IB: Why are these midstream facilities important to the Mahoning Valley?
EP: Job creation, both permanent and temporary, including the construction jobs. So all the spinoff associated with constructing these multihundred-million-dollar facilities are just enormous. It’s so much capital and money flowing into this area that raises the whole economy. ... These are jobs that require people with technical certifications and engineering degrees. And these are people that are coming here, and they’re buying homes and putting their children through school here. It’s just that overall effect.

IB: What might the results look like in Youngstown in five or 10 years?
EP: Youngstown-Warren is already a comeback story. If you look at our unemployment rate, it’s generally hovering at or below the state and national average, consistently for about a year now. And that’s the first time that’s happened since the mid-1970s. … Five years from now, we’re going to be an example of how a city can come back from decades of Rust Belt recession to being a leading innovator for the whole region.

IB: What are some of the basic things people should know about the gas and oil industry?
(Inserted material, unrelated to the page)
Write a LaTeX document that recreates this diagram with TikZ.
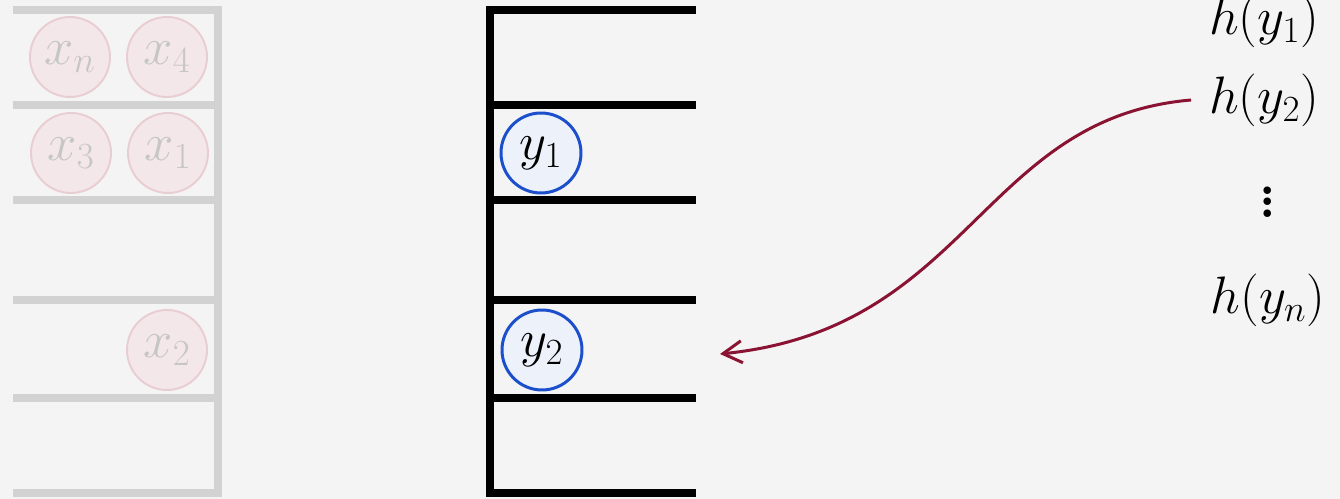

EP: Relative to Ohio, all the companies that have come here want to be significant players in the community. They want to be a participant, meaning anything from looking for charitable work to help fund, and making sure they can hire local employees whenever possible. They want to coexist with us in the community, and that’s very important. When it comes to all the safety issues — all the environmental issues — we have to remember that these are people who live here, and they want to live in a peaceful, safe, environmentally friendly environment.